Don’t Prohibit what you can’t Prevent

President: I thought that I was the only one authorized to launch those planes!
Head of Joint Chiefs of Staff: Well, Mr. President, It seems that he has exceeded his authority.
The above is a quote from memory of a conversation from the movie Dr. Strangelove.

There is no deep theory here. One should not aspire to security by making things merely difficult for the programmer. Soon enough a subroutine will become available that makes the hard thing easy. This principle is not limited to capability designs. Capability systems seem to follow this principle naturally, however. Rob Jellinghaus even proposes “Exploit what you cannot prevent!”.

An interesting near exception to this is cryptography. By using a long key you make something so difficult that it is prevented in effect. It is wise to limit the use of crypto to where nothing else will do and then to bind it closely to that job where it is essential. This is because the pit falls of crypto are largely different from other security pitfalls and different skills and lore are required to avoid them. Crypto is a different art.

There is a Java product on the market that needs to pass data between the applet and the web site.
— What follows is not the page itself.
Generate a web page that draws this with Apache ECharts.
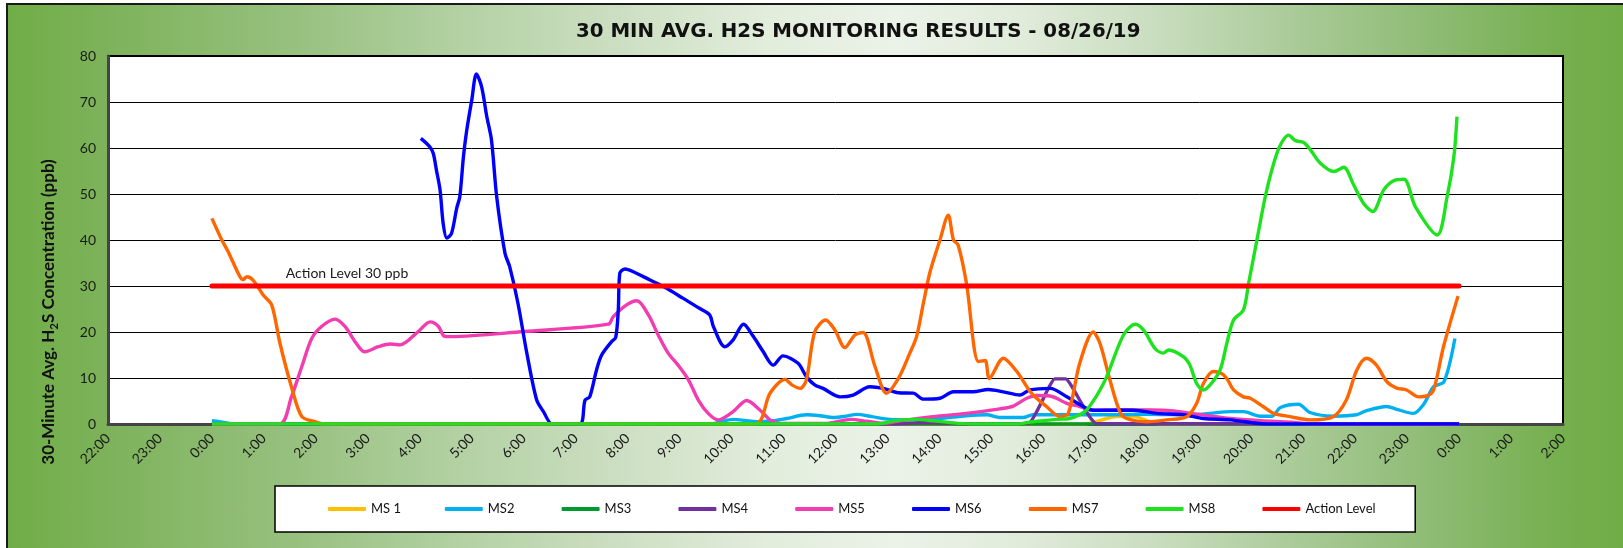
<!DOCTYPE html>
<html>
<head>
<meta charset="utf-8">
<script src="https://cdn.jsdelivr.net/npm/echarts@6/dist/echarts.min.js"></script>
<style>
  html, body { margin: 0; padding: 0; background: #ffffff; }
  #frame {
    position: absolute; left: 6px; top: 3px; width: 1617px; height: 545px;
    box-sizing: border-box; border-left: 2px solid #1a1a1a; border-top: 2px solid #1a1a1a;
    background: linear-gradient(90deg, #70AD47 0%, #7DB25A 6%, #98C180 18%, #B3D1A3 28%, #CDDFC3 38%, #E2EDDC 47%, #EBF2E8 55%, #E0EBDA 63%, #C9DDBF 71%, #A9CA97 80%, #8BBA70 89%, #76AF4F 96%, #70AD47 100%);
  }
  #chart { position: absolute; left: 0; top: 0; width: 1623px; height: 548px; }
</style>
</head>
<body>
<div id="frame"></div>
<div id="chart"></div>
<script>
// ---- data (hour of day, ppb) ----
const titleText = '30 MIN AVG. H2S MONITORING RESULTS - 08/26/19';
const seriesNames = ['MS 1', 'MS2', 'MS3', 'MS4', 'MS5', 'MS6', 'MS7', 'MS8', 'Action Level'];
const actionLabel = 'Action Level 30 ppb';

const ms1 = [[0,0],[16.8,0],[17.1,0.8],[17.4,1.6],[17.75,1.6],[18.0,0.7],[18.25,0],[24,0]];

const ms2 = [[0,0.7],[0.2,0.4],[0.45,0],[9.6,0],[9.8,0.5],[10.03,1.0],[10.25,0.8],[10.48,0.5],[10.8,0.7],
  [11.06,1.2],[11.44,2.0],[11.7,1.8],[11.96,1.4],[12.2,1.7],[12.41,2.1],[12.7,1.6],[13.05,1.0],[13.5,0.9],
  [14.0,1.2],[14.52,1.8],[14.91,2.0],[15.16,1.4],[15.61,1.4],[15.8,2.0],[16.45,2.0],[17.44,2.0],[18.0,2.1],
  [18.82,2.0],[19.2,2.3],[19.6,2.7],[19.85,2.7],[20.17,1.7],[20.4,1.7],[20.56,3.6],[20.91,4.3],[21.13,2.5],
  [21.58,1.7],[22.03,2.0],[22.22,2.9],[22.61,3.8],[22.8,3.2],[23.12,2.3],[23.32,4.3],[23.51,8.1],[23.71,9.2],
  [23.92,18.6]];

const ms3 = [[0,0],[24,0]];

const ms4 = [[0,0],[13.2,0],[13.6,0.3],[14.1,0.2],[14.5,0],[15.72,0.2],[16.22,9.8],[16.43,9.8],[17.02,0.1],[24,0]];

const ms5 = [[0,0],[1.3,0],[1.53,5.9],[1.73,12.5],[1.92,18.6],[2.11,21.2],[2.37,22.8],[2.56,21.2],[2.78,17.5],
  [2.94,15.7],[3.2,16.8],[3.43,17.4],[3.62,17.2],[3.97,20.1],[4.2,22.2],[4.36,21.2],[4.47,19.1],[4.6,19.0],
  [6.0,20.1],[7.63,21.7],[7.72,23.3],[7.98,25.9],[8.18,26.8],[8.4,23.7],[8.59,19.3],[8.78,15.4],[8.97,12.8],
  [9.17,9.6],[9.36,5.2],[9.55,2.3],[9.74,0.9],[10.03,2.7],[10.29,5.1],[10.55,3.0],[10.74,0.9],[10.95,0.1],
  [11.8,0.1],[12.3,1.0],[12.6,0.6],[12.92,0.15],[13.24,0.7],[13.88,1.6],[14.52,2.3],[15.16,3.3],[15.42,3.9],
  [15.68,5.6],[15.87,6.2],[16.13,6.1],[16.45,4.5],[16.7,3.8],[16.96,3.0],[17.5,3.1],[18.3,3.0],[19.0,2.1],
  [19.6,1.2],[20.2,0.7],[20.75,0.4],[21.2,0],[24,0]];

const ms6 = [[4.02,62.1],[4.19,60.3],[4.26,58.8],[4.32,55.2],[4.39,50.9],[4.45,43.6],[4.52,40.4],[4.61,41.4],
  [4.71,46.9],[4.77,49.4],[4.84,58.1],[4.9,63.6],[5.0,70.4],[5.09,76.1],[5.19,73.3],[5.29,66.8],[5.38,61.7],
  [5.48,49.4],[5.64,37.1],[5.73,34.2],[5.89,26.2],[6.06,15.4],[6.25,5.2],[6.38,2.7],[6.55,0],[7.08,0],
  [7.18,5.2],[7.27,5.9],[7.4,11.7],[7.5,15.0],[7.69,17.9],[7.77,18.8],[7.82,24.8],[7.85,32.8],[7.95,33.7],
  [8.11,33.1],[8.43,31.3],[8.75,29.5],[9.07,27.3],[9.39,25.1],[9.58,23.7],[9.65,21.2],[9.87,16.8],[10.03,18.3],
  [10.23,21.7],[10.42,19.0],[10.61,15.7],[10.8,12.8],[10.99,14.8],[11.28,13.2],[11.44,10.3],[11.6,8.5],
  [11.76,7.75],[12.09,5.9],[12.34,6.3],[12.66,8.1],[12.92,7.75],[13.21,6.8],[13.5,6.7],[13.69,5.4],[14.01,5.6],
  [14.27,7.0],[14.65,7.0],[14.94,7.5],[15.23,7.0],[15.55,6.3],[15.74,7.4],[16.13,7.75],[16.45,5.9],[16.83,3.4],
  [16.96,3.0],[17.73,3.0],[18.18,2.3],[18.7,2.0],[19.08,1.2],[19.6,0.9],[20.1,0.15],[20.3,0],[24,0]];

const ms7 = [[0,44.7],[0.19,40],[0.31,37.5],[0.54,32],[0.6,31.4],[0.67,32],[0.79,31.3],[0.99,28],[1.15,25.9],
  [1.31,17.5],[1.53,8.1],[1.73,1.6],[1.98,0.5],[2.15,0],[10.45,0],[10.74,6.7],[11.03,9.7],[11.16,8.5],
  [11.32,7.75],[11.44,9.6],[11.6,20],[11.81,22.6],[11.99,20.4],[12.18,16.6],[12.37,19.3],[12.53,19.9],
  [12.76,12.5],[12.98,6.7],[13.21,9.9],[13.43,15.4],[13.56,19],[13.69,26.2],[13.82,33.1],[14.01,40],
  [14.17,45.4],[14.27,40],[14.36,38.9],[14.52,30.6],[14.75,13.6],[14.88,13.8],[14.96,9.9],[15.23,14.3],
  [15.49,11.4],[15.77,6.7],[16.06,3.8],[16.32,1.6],[16.48,2.3],[16.7,13.2],[16.96,20],[17.09,17.5],
  [17.28,9.6],[17.47,2.7],[17.6,1.2],[17.99,0.5],[18.37,0.9],[18.76,1.6],[18.95,4.5],[19.08,8.8],[19.27,11.4],
  [19.43,11],[19.53,9.9],[19.66,7.4],[19.85,5.9],[19.98,5.6],[20.23,3.8],[20.43,2.3],[20.75,1.6],[21.13,0.9],
  [21.58,1.6],[21.83,5.2],[22.03,11.7],[22.22,14.3],[22.41,12.8],[22.61,9.2],[22.8,7.8],[22.99,7.4],
  [23.22,5.9],[23.38,6.1],[23.51,7.4],[23.7,16.8],[23.98,27.8]];

const ms8 = [[0,0],[12.8,0],[13.11,0.65],[13.5,1.0],[13.88,0.7],[14.2,0.3],[14.6,0],[15.5,0],[15.8,0.5],
  [16.25,1.0],[16.51,1.2],[16.7,2.0],[16.83,3.0],[16.96,5.0],[17.09,7.4],[17.22,10.3],[17.54,19.3],[17.77,21.7],
  [17.93,20.4],[18.15,16.4],[18.31,15.4],[18.41,16.1],[18.7,14.6],[18.82,12.8],[18.95,8.8],[19.08,7.4],
  [19.21,8.5],[19.4,11.7],[19.53,17.5],[19.66,22.6],[19.85,24.8],[19.95,30.6],[20.11,40],[20.3,50.9],
  [20.53,59.9],[20.72,62.8],[20.85,61.6],[21.01,61.2],[21.14,59.6],[21.33,56.7],[21.59,54.9],[21.78,55.8],
  [21.97,52],[22.16,48],[22.34,46.2],[22.55,50.9],[22.74,52.9],[22.94,53.2],[23.16,47.2],[23.58,41.1],
  [23.77,49.4],[23.9,58.1],[23.96,66.8]];

const actionLevel = [[0,30],[2.6,30],[24,30]];
const actionLabelIndex = 1;

const colors = ['#FFC000', '#00B0F0', '#009A2E', '#7030A0', '#F23DB0', '#0000FF', '#FF6600', '#1FE21F', '#FF0000'];
const seriesData = [ms1, ms2, ms3, ms4, ms5, ms6, ms7, ms8];

// ---- chart ----
const chart = echarts.init(document.getElementById('chart'), null, { renderer: 'canvas' });

const series = seriesData.map((d, i) => ({
  name: seriesNames[i], type: 'line', data: d, smooth: i === 3 ? 0.12 : 0.3, symbol: 'none',
  lineStyle: { width: 3.4, color: colors[i] }, itemStyle: { color: colors[i] },
  emphasis: { disabled: true }, silent: true
}));
series.push({
  name: seriesNames[8], type: 'line', symbol: 'circle', symbolSize: 1, showSymbol: true, showAllSymbol: true,
  silent: true,
  lineStyle: { width: 5, color: colors[8], cap: 'round' }, itemStyle: { color: colors[8] },
  emphasis: { disabled: true },
  data: actionLevel.map((p, i) => i === actionLabelIndex ? {
    value: p,
    label: { show: true, position: 'top', distance: 5, formatter: actionLabel,
             fontFamily: 'Lato', fontSize: 14, color: '#1a1a1a' }
  } : p)
});

chart.setOption({
  animation: false,
  backgroundColor: 'transparent',
  title: {
    text: titleText, left: 576, top: 22, padding: 0,
    textStyle: { fontFamily: 'DejaVu Sans', fontWeight: 'bold', fontSize: 19.8, color: '#111' }
  },
  grid: {
    left: 108, right: 60, top: 56, bottom: 124, show: true,
    backgroundColor: '#ffffff', borderColor: '#000000', borderWidth: 2
  },
  legend: {
    left: 275, top: 486, orient: 'horizontal',
    padding: [15, 36, 15, 53], itemGap: 0, itemWidth: 38, itemHeight: 4, icon: 'roundRect',
    backgroundColor: '#ffffff', borderColor: '#000000', borderWidth: 1.5,
    textStyle: { fontFamily: 'Lato', fontSize: 13, color: '#111', width: 73.8, lineHeight: 16 },
    data: seriesNames
  },
  xAxis: {
    type: 'value', min: -2, max: 26, interval: 1,
    axisLine: { show: true, onZero: false, lineStyle: { color: '#444', width: 3 } },
    axisTick: { show: false },
    splitLine: { show: false },
    axisLabel: {
      rotate: 45, margin: 12, fontFamily: 'Lato', fontSize: 14, color: '#1a1a1a',
      formatter: v => (((v % 24) + 24) % 24) + ':00'
    }
  },
  yAxis: {
    type: 'value', min: 0, max: 80, interval: 10,
    name: '{a|30-Minute Avg. H}{s|2}{a|S Concentration (ppb)}',
    nameLocation: 'middle', nameRotate: 90, nameGap: 51,
    nameTextStyle: {
      padding: [0, 144, 0, 0],
      rich: {
        a: { fontFamily: 'Lato', fontWeight: 'bold', fontSize: 17, color: '#111', lineHeight: 21, verticalAlign: 'bottom' },
        s: { fontFamily: 'Lato', fontWeight: 'bold', fontSize: 11.5, color: '#111', lineHeight: 21, verticalAlign: 'bottom', padding: [0, 0, -3, 0] }
      }
    },
    axisLine: { show: true, onZero: false, lineStyle: { color: '#444', width: 3 } },
    axisTick: { show: false },
    splitLine: { show: true, lineStyle: { color: '#000', width: 1 } },
    axisLabel: { margin: 12, fontFamily: 'Lato', fontSize: 14, color: '#1a1a1a' }
  },
  series: series
});
</script>
</body>
</html>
TCP is the most natural and efficient way. When the fire wall blocks TCP packets as a “security feature”, the application resorts to http. In this case the “security” feature has merely made the application less efficient but contributed no security.

Firewalls are too much designed as if the bad buys won’t write any more code.


See “Voluntary Oblivious Compliance” for a nuanced contrary point with merit. I think these can be synthesized.